When Price retired in 1965 at the age of 81 revenues that were $116,000 in 1932 had mushroomed to $26,000,000. Four years later Fisher sold the company to Quaker Oats for $50,000,000. He was 71 years old. In the next twenty years the toy market exploded with high-tech toys, monsters, video games and war toys. But Fisher-Price stayed true to Fisher's philosophy of "good toys" for children. In 1990 Fisher-Price educational toys with built-in play values were producing nearly $400,000,000 in sales.

Duncan

And the man behind the brand is...
Donald Duncan

The yo-yo has been known for at least 2,500 years: an Ancient Greek bowl dating to 450 B.C. depicts a boy playing with a disk on the end of a string. Reaching Europe the toy was a popular entertainment in the imperial courts of Europe and it is said that Napoleon’s soldiers passed the time between battles practicing with yo-yos. But the American yo-yo was born not in tony parlors of Europe but the jungles of the Philippines.

Although it is most likely the yo-yo reached the Philippines by way of China, some legends maintain that Filipino hunters developed the yo-yo as a hunting weapon, throwing a stone and retrieving it with an attached throng. However, it arrived in the Philippines by the 19th century the yo-yo was ingrained in the lives of Filipino children - with a twist. Literally. Instead of a single-string European design which returned immediately the Philippine yo-yo’s string was looped around the axle with the two branches of the loop twisted tightly together. Thus the Philippine yo-yo hesitated a few seconds before returning, thus enabling skilled handlers to develop a repetoire of tricks.

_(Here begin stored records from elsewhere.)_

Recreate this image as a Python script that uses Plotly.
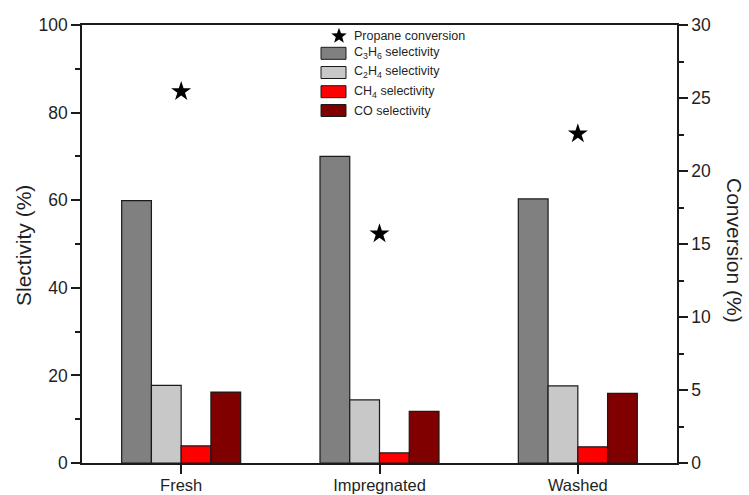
import math
import plotly.graph_objects as go

categories = ["Fresh", "Impregnated", "Washed"]
c3h6_sel = [59.9, 70.0, 60.3]
c2h4_sel = [17.7, 14.4, 17.6]
ch4_sel = [3.9, 2.3, 3.7]
co_sel = [16.2, 11.8, 15.9]
propane_conv = [25.45, 15.7, 22.55]

series_names = ["C<sub>3</sub>H<sub>6</sub> selectivity", "C<sub>2</sub>H<sub>4</sub> selectivity",
                "CH<sub>4</sub> selectivity", "CO selectivity"]
series_values = [c3h6_sel, c2h4_sel, ch4_sel, co_sel]
series_colors = ["#808080", "#c8c8c8", "#ff0000", "#800000"]

FONT = "Liberation Sans, Arial, sans-serif"
TXT = "#1f1f1f"

fig = go.Figure()
for name, vals, col in zip(series_names, series_values, series_colors):
    fig.add_trace(go.Bar(x=categories, y=vals, name=name, marker=dict(color=col, line=dict(color="#1a1a1a", width=1.2)),
                         showlegend=False))

fig.add_trace(go.Scatter(x=categories, y=propane_conv, yaxis="y2", mode="markers", name="Propane conversion",
                         marker=dict(symbol="star", size=15, color="black", line=dict(width=0)), showlegend=False))

# plot area in pixels: x 82..677, y 25..463
W, H = 749, 495
L, R, T, B = 82, 677, 25, 463
def px(x):
    return (x - L) / (R - L)
def py(y):
    return (B - y) / (B - T)

shapes = []
annotations = []

# manual legend
legend_rows_y = [36, 53.3, 72.5, 91.7, 110.5]
legend_labels = ["Propane conversion"] + series_names
pts = []
Ro, Ri = 8.2, 3.4
for k in range(10):
    ang = math.pi / 2 + k * math.pi / 5
    r = Ro if k % 2 == 0 else Ri
    pts.append((r * math.cos(ang), r * math.sin(ang)))
path = "M" + "L".join(f"{a:.2f},{b:.2f}" for a, b in pts) + "Z"
shapes.append(dict(type="path", xref="paper", yref="paper", xsizemode="pixel", ysizemode="pixel",
                   xanchor=px(339), yanchor=py(legend_rows_y[0]), path=path,
                   fillcolor="black", line=dict(width=0)))
for yrow, col in zip(legend_rows_y[1:], series_colors):
    shapes.append(dict(type="rect", xref="paper", yref="paper", x0=px(321), x1=px(346),
                       y0=py(yrow + 6), y1=py(yrow - 6), fillcolor=col,
                       line=dict(color="#1a1a1a", width=1)))
for yrow, lab in zip(legend_rows_y, legend_labels):
    annotations.append(dict(xref="paper", yref="paper", x=px(352), y=py(yrow), text=lab, showarrow=False,
                            xanchor="left", yanchor="middle", font=dict(family=FONT, size=12.5, color=TXT)))

annotations.append(dict(xref="paper", yref="paper", x=px(24), y=py(246), text="Slectivity (%)", textangle=-90,
                        showarrow=False, xanchor="center", yanchor="middle", font=dict(family=FONT, size=21, color=TXT)))
annotations.append(dict(xref="paper", yref="paper", x=px(735), y=py(250), text="Conversion (%)", textangle=90,
                        showarrow=False, xanchor="center", yanchor="middle", font=dict(family=FONT, size=21, color=TXT)))

axis_common = dict(showline=True, linecolor="#1a1a1a", linewidth=1.5, ticks="outside", ticklen=9, tickwidth=1.5,
                   tickcolor="#1a1a1a", showgrid=False, zeroline=False, automargin=False)
yfont = dict(family=FONT, size=17.5, color=TXT)

fig.update_layout(
    width=W, height=H,
    margin=dict(l=L, r=W - R, t=T, b=H - B, pad=0),
    paper_bgcolor="white", plot_bgcolor="white",
    barmode="group", bargap=0.4, bargroupgap=0,
    showlegend=False,
    xaxis=dict(type="category", range=[-0.5, 2.5], mirror=True, ticklabelstandoff=-3,
               tickfont=dict(family=FONT, size=16.5, color=TXT), **axis_common),
    yaxis=dict(range=[0, 100], dtick=20, tickfont=yfont, **axis_common,
               minor=dict(dtick=10, ticks="outside", ticklen=5, tickwidth=1.5, tickcolor="#1a1a1a", showgrid=False)),
    yaxis2=dict(range=[0, 30], dtick=5, overlaying="y", side="right", tickfont=yfont, **axis_common,
                minor=dict(dtick=2.5, ticks="outside", ticklen=5, tickwidth=1.5, tickcolor="#1a1a1a", showgrid=False)),
    shapes=shapes, annotations=annotations,
)

fig.write_html("out.html")
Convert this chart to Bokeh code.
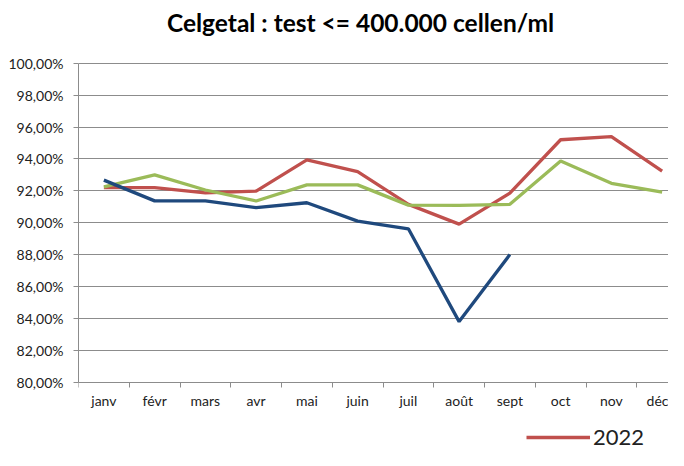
from bokeh.plotting import figure
from bokeh.models import FixedTicker, Legend, LegendItem, Range1d, Label
from bokeh.embed import file_html
from bokeh.resources import INLINE

months = ["janv", "févr", "mars", "avr", "mai", "juin", "juil", "août", "sept", "oct", "nov", "déc"]
vals_2022 = [92.20, 92.20, 91.87, 91.98, 93.94, 93.20, 91.15, 89.91, 91.85, 95.20, 95.40, 93.24]
vals_2023 = [92.25, 93.00, 92.05, 91.36, 92.37, 92.37, 91.10, 91.08, 91.15, 93.87, 92.47, 91.92]
vals_2024 = [92.67, 91.37, 91.37, 90.94, 91.25, 90.10, 89.62, 83.80, 88.00]
y_ticks = [80, 82, 84, 86, 88, 90, 92, 94, 96, 98, 100]
y_tick_labels = ["80,00%", "82,00%", "84,00%", "86,00%", "88,00%", "90,00%",
                 "92,00%", "94,00%", "96,00%", "98,00%", "100,00%"]
title_text = "Celgetal : test <= 400.000 cellen/ml"
legend_label = "2022"

RED = "#C0504D"
GREEN = "#9BBB59"
BLUE = "#1F497D"
GRID = "#8C8C8C"
FONT = "Lato"

W, H = 668, 450
LEFT = 78            # px: plot area left edge
TOP_PX = 62.7        # px: 100% line
BOT_PX = 381.7       # px: 80% line
CAT_PX = 50.75       # px per month
px_per_unit = (BOT_PX - TOP_PX) / (y_ticks[-1] - y_ticks[0])
y_lo = y_ticks[0] - (H - BOT_PX) / px_per_unit
y_hi = y_ticks[-1] + TOP_PX / px_per_unit
x_hi = -0.5 + (W - LEFT) / CAT_PX

x_idx = list(range(len(months)))

p = figure(width=W, height=H, output_backend="svg", toolbar_location=None,
           x_range=Range1d(-0.5, x_hi), y_range=Range1d(y_lo, y_hi),
           min_border_left=LEFT, min_border_right=0, min_border_top=0, min_border_bottom=0)
p.outline_line_color = None
p.background_fill_color = "white"
p.title.visible = False

r22 = p.line(x_idx, vals_2022, line_color=RED, line_width=3.3)
r23 = p.line(x_idx, vals_2023, line_color=GREEN, line_width=3.3)
r24 = p.line(x_idx[:len(vals_2024)], vals_2024, line_color=BLUE, line_width=3.3)

# title as text near the top
title_y = y_ticks[-1] + (TOP_PX - 22) / px_per_unit
title_x = -0.5 + (360 - LEFT) / CAT_PX
p.add_layout(Label(x=title_x, y=title_y, text=title_text, text_align="center",
                   text_baseline="alphabetic", text_font=FONT, text_font_style="bold",
                   text_font_size="24.5px", text_color="black"))

# grid
p.xgrid.visible = False
p.ygrid.ticker = FixedTicker(ticks=y_ticks)
p.ygrid.grid_line_color = GRID
p.ygrid.grid_line_width = 1

# y axis
p.yaxis.ticker = FixedTicker(ticks=y_ticks)
p.yaxis.bounds = (y_ticks[0], y_ticks[-1])
p.yaxis.major_label_overrides = {t: l for t, l in zip(y_ticks, y_tick_labels)}
p.yaxis.axis_line_color = GRID
p.yaxis.major_tick_line_color = GRID
p.yaxis.major_tick_out = 5
p.yaxis.major_tick_in = 0
p.yaxis.minor_tick_line_color = None
p.yaxis.major_label_standoff = 10
p.yaxis.major_label_text_font = FONT
p.yaxis.major_label_text_font_size = "14px"
p.yaxis.major_label_text_color = "#222222"

# x axis drawn at the 80% line
p.xaxis.fixed_location = y_ticks[0]
p.xaxis.ticker = FixedTicker(ticks=x_idx, minor_ticks=[i - 0.5 for i in range(len(months) + 1)])
p.xaxis.major_label_overrides = {i: m for i, m in enumerate(months)}
p.xaxis.axis_line_color = GRID
p.xaxis.major_tick_line_color = None
p.xaxis.major_tick_out = 0
p.xaxis.major_tick_in = 0
p.xaxis.minor_tick_line_color = GRID
p.xaxis.minor_tick_out = 5
p.xaxis.minor_tick_in = 0
p.xaxis.major_label_standoff = 5
p.xaxis.major_label_text_font = FONT
p.xaxis.major_label_text_font_size = "14px"
p.xaxis.major_label_text_color = "#222222"

legend = Legend(items=[LegendItem(label=legend_label, renderers=[r22])],
                location=(526 - LEFT, 0), orientation="horizontal",
                glyph_width=64, glyph_height=24, label_standoff=3, spacing=24,
                padding=0, margin=0, border_line_color=None, background_fill_alpha=0,
                label_text_font=FONT, label_text_font_size="22px", label_text_color="#222222",
                label_height=24)
p.add_layout(legend)

open("out.html", "w").write(file_html(p, INLINE))
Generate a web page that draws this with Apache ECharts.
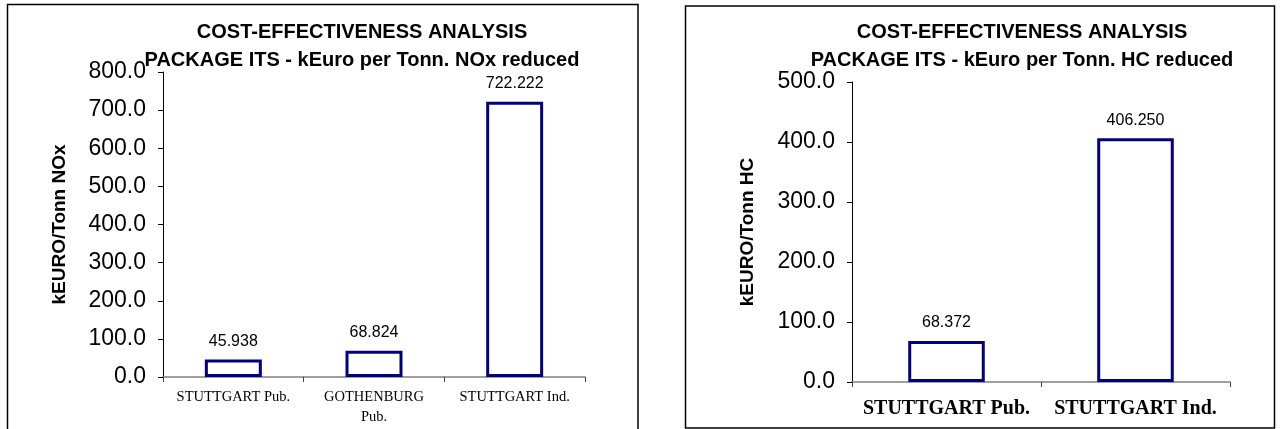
<!DOCTYPE html>
<html>
<head>
<meta charset="utf-8">
<script src="https://cdn.jsdelivr.net/npm/echarts@6/dist/echarts.min.js"></script>
<style>
  html, body { margin: 0; padding: 0; background: #fff; }
  #chart { width: 1281px; height: 429px; }
</style>
</head>
<body>
<div id="chart"></div>
<script>
// NOx panel
const noxCategories = ['STUTTGART Pub.', 'GOTHENBURG\nPub.', 'STUTTGART Ind.'];
const noxValues = [45.938, 68.824, 722.222];
const noxTicks = { min: 0, max: 800, interval: 100 };

// HC panel
const hcCategories = ['STUTTGART Pub.', 'STUTTGART Ind.'];
const hcValues = [68.372, 406.250];
const hcTicks = { min: 0, max: 500, interval: 100 };

const titleLine1 = 'COST-EFFECTIVENESS ANALYSIS';
const noxTitle2 = 'PACKAGE ITS - kEuro per Tonn. NOx reduced';
const hcTitle2 = 'PACKAGE ITS - kEuro per Tonn. HC reduced';
const noxAxisName = 'kEURO/Tonn NOx';
const hcAxisName = 'kEURO/Tonn HC';

const SANS = 'Arial, "Liberation Sans", Helvetica, sans-serif';
const SERIF = '"Times New Roman", "Liberation Serif", serif';
const NAVY = '#000080';

function valueAxis(gridIndex, ticks, name, nameGap) {
  return {
    type: 'value', gridIndex,
    min: ticks.min, max: ticks.max, interval: ticks.interval,
    name, nameLocation: 'middle', nameRotate: 90, nameGap,
    nameTextStyle: { fontFamily: SANS, fontWeight: 'bold', fontSize: 19, color: '#000' },
    axisLine: { show: true, lineStyle: { color: '#000', width: 1 } },
    axisTick: { show: true, length: 5, lineStyle: { color: '#000' } },
    axisLabel: {
      margin: 17, fontFamily: SANS, fontSize: 23, color: '#000',
      formatter: v => v.toFixed(1)
    },
    splitLine: { show: false }
  };
}

function categoryAxis(gridIndex, data, labelStyle) {
  return {
    type: 'category', gridIndex, data,
    axisLine: { show: true, lineStyle: { color: '#808080', width: 1.5 } },
    axisTick: { show: true, length: 5, lineStyle: { color: '#404040' } },
    axisLabel: Object.assign({ interval: 0, color: '#000', fontFamily: SERIF }, labelStyle)
  };
}

function barSeries(axisIndex, data) {
  return {
    type: 'bar', xAxisIndex: axisIndex, yAxisIndex: axisIndex,
    data, barWidth: '40.5%',
    itemStyle: { color: '#fff', borderColor: NAVY, borderWidth: 3 },
    label: {
      show: true, position: 'top', distance: 10,
      fontFamily: SANS, fontSize: 16, color: '#000',
      formatter: p => p.value.toFixed(3)
    },
    silent: true
  };
}

const chart = echarts.init(document.getElementById('chart'), null, { renderer: 'canvas' });
chart.setOption({
  animation: false,
  backgroundColor: '#fff',
  graphic: [
    { type: 'rect', shape: { x: 7.5, y: 4.5, width: 630.5, height: 440 },
      style: { fill: 'none', stroke: '#000', lineWidth: 1.5 }, z: -1 },
    { type: 'rect', shape: { x: 685.5, y: 6, width: 589, height: 422 },
      style: { fill: 'none', stroke: '#000', lineWidth: 1.5 }, z: -1 }
  ],
  title: [
    { text: titleLine1 + '\n' + noxTitle2, left: 357, top: 13, textAlign: 'center',
      textStyle: { fontFamily: SANS, fontWeight: 'bold', fontSize: 20, lineHeight: 28, color: '#000' } },
    { text: titleLine1 + '\n' + hcTitle2, left: 1017, top: 13, textAlign: 'center',
      textStyle: { fontFamily: SANS, fontWeight: 'bold', fontSize: 20, lineHeight: 28, color: '#000' } }
  ],
  grid: [
    { left: 163, top: 72, width: 422, height: 305 },
    { left: 852, top: 82, width: 378, height: 300 }
  ],
  xAxis: [
    categoryAxis(0, noxCategories, { fontSize: 14.5, lineHeight: 20, margin: 10 }),
    categoryAxis(1, hcCategories, { fontSize: 20, fontWeight: 'bold', margin: 17 })
  ],
  yAxis: [
    valueAxis(0, noxTicks, noxAxisName, 94),
    valueAxis(1, hcTicks, hcAxisName, 95)
  ],
  series: [
    barSeries(0, noxValues),
    barSeries(1, hcValues)
  ]
});
</script>
</body>
</html>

It was this yo-yo, the name derives from the Philippine Tagalog language to describe the action and sound of the toy, that Donald F. Duncan saw in the late 1920s. As Filipinos made their way to the United States in the early 20th century they toy began appearing in Philippine neighborhoods. Pedro Flores, a Filipino hotel worker registered his “Flores Yo-Yo” with the U.S. Patent Office about the time Duncan learned of the toy.

Envisioning a big-selling toy Duncan manufactured his first yo-yo in 1929 but his patent application was turned down as an infringement on the Flores Yo-Yo. Undeterred, Duncan bought Flores’ rights and marketed the first Genuine Duncan Yo-Yo in 1932. Duncan single-handedly made the yo-yo a national craze. He hired groups of Filipino men to demonstrate the yo-yo and sent them on tours of the United States to promote the Duncan Yo-Yo. The arrival of a Duncan troupe and their routines of gravity-defying tricks became an annual rite of spring in America.

When the novelty of the yo-yo faded by World War II Duncan was able to re-vitalize the toy by taking his demonstrations to television. The maple and ash yo-yos gave way to the all-time best-selling plastic Duncan Imperial in the late 1950s and the yo-yo boom was bigger than ever. But Duncan’s greatest ploy was in securing the rights to the term “yo-yo” itself. It was not until 1965 that the courts ruled that the toy was a yo-yo, not a Duncan yo-yo. But by that time Duncan was selling about nine of every ten yo-yos in America, a figure it still approaches today.